The details of new industries subject to the government aid will be announced in July.

The service sector will receive higher tax rewards in accordance with the number of employees, while the culture content industry will be provided with tax credits on production and R&D costs.

"The government will carry out industrial reform and strengthen financial support for potential future industries in a bid to increase the country's job-creating capability and transform the manufacturing-oriented industry," the Ministry of Strategy and Finance said in a statement.

The ministry said the plan uses tax rewards as a carrot to have businesses go into action.

"The government is trying to encourage companies to seek their future business on their own and make investment in advance," Deputy Finance Minister Lee Chan-woo said in a press briefing in Sejong.

"The government role is to make them move through tax benefits. Companies will increase spending on R&D and facility investment as tax incentives raise their investment profit margin."

The plan also includes measures to create a 1 trillion won fund to share high risks of pouring massive money into speculative technologies.

Government-run corporations will pay 500 billion won to the fund, with the private sector bearing the rest, according to the finance ministry.

The Korea Development Bank (KDB) and other policy lenders will also set up an 80 trillion won fund to extend guaranteed loans to firms engaging in the information and communication technology convergence sector and culture content area.

"Companies are reluctant to go deeper into untouched business areas due to high risks and low profit estimates," said the deputy finance minister. "The funds are designed to reduce the risks in order to help them become less exposed to such investment risks."

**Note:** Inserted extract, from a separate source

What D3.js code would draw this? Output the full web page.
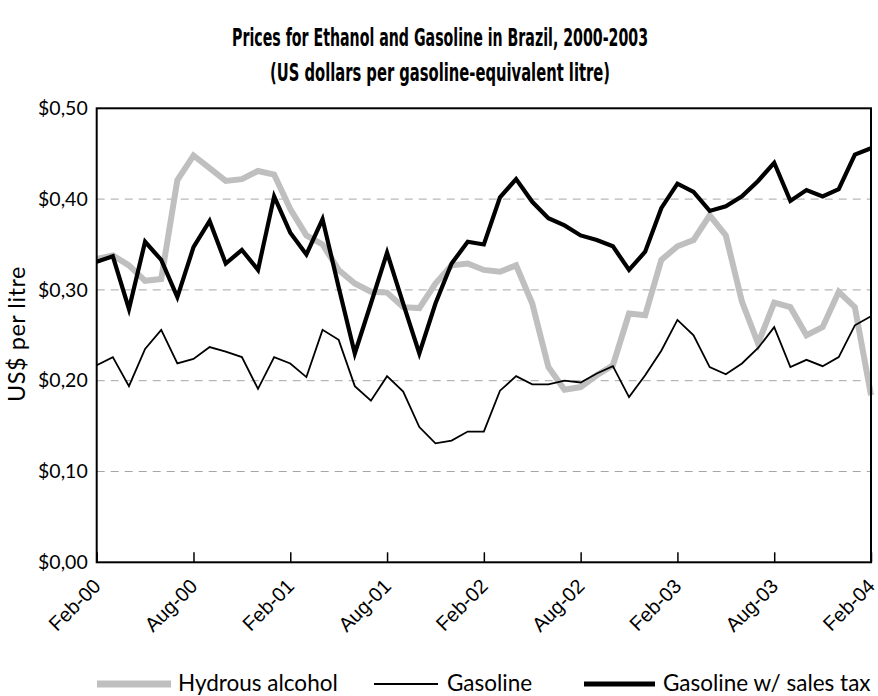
<!DOCTYPE html>
<html>
<head>
<meta charset="utf-8">
<script src="https://cdn.jsdelivr.net/npm/d3@7"></script>
<style>
  html, body { margin: 0; padding: 0; background: #fff; }
  svg { display: block; }
</style>
</head>
<body>
<svg id="chart" width="878" height="696"></svg>
<script>
const months = [
  "Feb-00","Mar-00","Apr-00","May-00","Jun-00","Jul-00","Aug-00","Sep-00","Oct-00","Nov-00","Dec-00","Jan-01",
  "Feb-01","Mar-01","Apr-01","May-01","Jun-01","Jul-01","Aug-01","Sep-01","Oct-01","Nov-01","Dec-01","Jan-02",
  "Feb-02","Mar-02","Apr-02","May-02","Jun-02","Jul-02","Aug-02","Sep-02","Oct-02","Nov-02","Dec-02","Jan-03",
  "Feb-03","Mar-03","Apr-03","May-03","Jun-03","Jul-03","Aug-03","Sep-03","Oct-03","Nov-03","Dec-03","Jan-04",
  "Feb-04"
];
const tickLabels = ["Feb-00","Aug-00","Feb-01","Aug-01","Feb-02","Aug-02","Feb-03","Aug-03","Feb-04"];
const yTicks = [0, 0.1, 0.2, 0.3, 0.4, 0.5];

const hydrousAlcohol = [
  0.334,0.338,0.327,0.310,0.312,0.421,0.448,0.434,0.420,0.422,0.431,0.427,
  0.389,0.360,0.350,0.322,0.307,0.298,0.297,0.281,0.280,0.307,0.327,0.329,
  0.322,0.320,0.327,0.285,0.215,0.190,0.193,0.206,0.217,0.274,0.272,0.333,
  0.348,0.355,0.382,0.360,0.287,0.241,0.286,0.281,0.250,0.259,0.298,0.281,
  0.184
];
const gasoline = [
  0.217,0.226,0.194,0.235,0.256,0.219,0.224,0.237,0.232,0.226,0.191,0.226,
  0.219,0.204,0.256,0.245,0.194,0.178,0.205,0.188,0.149,0.131,0.134,0.144,
  0.144,0.189,0.205,0.196,0.196,0.200,0.198,0.208,0.216,0.182,0.206,0.233,
  0.267,0.250,0.215,0.207,0.219,0.236,0.259,0.215,0.223,0.216,0.226,0.261,
  0.271
];
const gasolineTax = [
  0.331,0.337,0.279,0.353,0.333,0.292,0.347,0.376,0.329,0.344,0.322,0.403,
  0.363,0.339,0.378,0.303,0.230,0.285,0.341,0.285,0.230,0.285,0.329,0.353,
  0.350,0.402,0.422,0.397,0.379,0.371,0.360,0.355,0.348,0.322,0.342,0.390,
  0.417,0.408,0.387,0.392,0.403,0.420,0.440,0.398,0.410,0.403,0.411,0.449,
  0.456
];
const seriesNames = ["Hydrous alcohol", "Gasoline", "Gasoline w/ sales tax"];

const svg = d3.select("#chart");
const W = 878, H = 696;
const m = { left: 96.7, right: 7, top: 108.3, bottom: 133.7 };
const pw = W - m.left - m.right, ph = H - m.top - m.bottom;

const x = d3.scalePoint().domain(months).range([0, pw]);
const y = d3.scaleLinear().domain([0, 0.5]).range([ph, 0]);

const geo = "Lato, 'Open Sans', sans-serif";

// Title
const titleFont = "'Liberation Sans Narrow', 'DejaVu Sans Condensed', 'Liberation Sans', sans-serif";
function fitText(sel, target) {
  const w = sel.node().getComputedTextLength();
  if (Math.abs(w - target) > 2) sel.attr("textLength", target).attr("lengthAdjust", "spacingAndGlyphs");
}
const t1 = svg.append("text").attr("x", 440).attr("y", 46).attr("text-anchor", "middle")
  .attr("font-family", titleFont).attr("font-weight", "bold").attr("font-size", 24).attr("fill", "#000")
  .text("Prices for Ethanol and Gasoline in Brazil, 2000-2003");
fitText(t1, 416);
const t2 = svg.append("text").attr("x", 440).attr("y", 81).attr("text-anchor", "middle")
  .attr("font-family", titleFont).attr("font-weight", "bold").attr("font-size", 24).attr("fill", "#000")
  .text("(US dollars per gasoline-equivalent litre)");
fitText(t2, 340);

const g = svg.append("g").attr("transform", `translate(${m.left},${m.top})`);

// Grid lines
g.append("g").selectAll("line").data(yTicks.filter(d => d > 0 && d < 0.5)).join("line")
  .attr("x1", 0).attr("x2", pw).attr("y1", d => y(d)).attr("y2", d => y(d))
  .attr("stroke", "#a6a6a6").attr("stroke-width", 1).attr("stroke-dasharray", "8,6");

// Y axis labels
const yAxis = d3.axisLeft(y).tickValues(yTicks).tickSize(0).tickPadding(9)
  .tickFormat(d => "$" + d3.format(".2f")(d).replace(".", ","));
const ya = g.append("g").call(yAxis);
ya.select(".domain").remove();
ya.selectAll("text").attr("font-family", geo).attr("font-size", 19.5).attr("fill", "#000");

// X axis ticks (inside)
const xAxis = d3.axisBottom(x).tickValues(tickLabels).tickSize(-10).tickFormat("");
const xa = g.append("g").attr("transform", `translate(0,${ph})`).call(xAxis);
xa.select(".domain").remove();
xa.selectAll("line").attr("stroke", "#000").attr("stroke-width", 1.5);

// X labels rotated
g.append("g").selectAll("text").data(tickLabels).join("text")
  .attr("transform", d => `translate(${x(d) - 5},${ph + 15}) rotate(-45)`)
  .attr("text-anchor", "end").attr("dy", "0.72em")
  .attr("font-family", "'Liberation Sans', Arial, sans-serif").attr("font-size", 20).attr("fill", "#000")
  .text(d => d);

// Lines
const line = d3.line().x((d, i) => x(months[i])).y(d => y(d));
g.append("path").datum(hydrousAlcohol).attr("d", line).attr("fill", "none")
  .attr("stroke", "#bfbfbf").attr("stroke-width", 6).attr("stroke-linejoin", "miter");
g.append("path").datum(gasoline).attr("d", line).attr("fill", "none")
  .attr("stroke", "#000").attr("stroke-width", 1.8).attr("stroke-linejoin", "miter");
g.append("path").datum(gasolineTax).attr("d", line).attr("fill", "none")
  .attr("stroke", "#000").attr("stroke-width", 4.2).attr("stroke-linejoin", "miter");

// Plot frame
g.append("rect").attr("x", 0).attr("y", 0).attr("width", pw).attr("height", ph)
  .attr("fill", "none").attr("stroke", "#000").attr("stroke-width", 2);

// Y axis title
svg.append("text").attr("transform", `translate(17,334) rotate(-90)`)
  .attr("text-anchor", "middle").attr("dy", "0.35em")
  .attr("font-family", geo).attr("font-size", 23.5).attr("letter-spacing", 0.5).attr("fill", "#000")
  .text("US$ per litre");

// Legend
const legend = [
  { name: seriesNames[0], color: "#bfbfbf", w: 7, x0: 97, x1: 171, tx: 178 },
  { name: seriesNames[1], color: "#000", w: 2, x0: 374, x1: 438, tx: 447 },
  { name: seriesNames[2], color: "#000", w: 5, x0: 584, x1: 655, tx: 663 }
];
const lg = svg.append("g");
const ly = 684;
legend.forEach(d => {
  lg.append("line").attr("x1", d.x0).attr("x2", d.x1).attr("y1", ly).attr("y2", ly)
    .attr("stroke", d.color).attr("stroke-width", d.w);
  lg.append("text").attr("x", d.tx).attr("y", ly).attr("dy", "0.32em")
    .attr("font-family", geo).attr("font-size", 22.5).attr("fill", "#000")
    .text(d.name);
});
</script>
</body>
</html>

In line with the nationwide corporate restructuring drive, the ministry said it will provide wider financial support to those who complete their planned self-rescue measures.

Five industries -- shipbuilding, shipping, construction steelmaking, chemicals and petroleum -- were picked for the government-led intensive overhaul as they have been struggling with waning global demand and falling commodity prices.

The ministry will urge the troubled companies to push ahead with downsizing and promote cost-efficiency in advance and lighten tax burdens of troubling companies undergoing harsh restructuring.

It will also draw up measures to expand the capital of policy lenders, usually the biggest creditor or shareholder of the debt-ridden companies, to carry out the restructuring project.

"Corporate restructuring must be led by creditors," said Lee, the deputy finance minister. "The government's role is to monitor the restructuring process and its economic impact, and take backup action like capital increase."

Earlier this week, the top financial regulator reaffirmed that the corporate restructuring should be spearheaded by firms and their creditors, with the government to come up with supportive measures to deal with massive layoffs.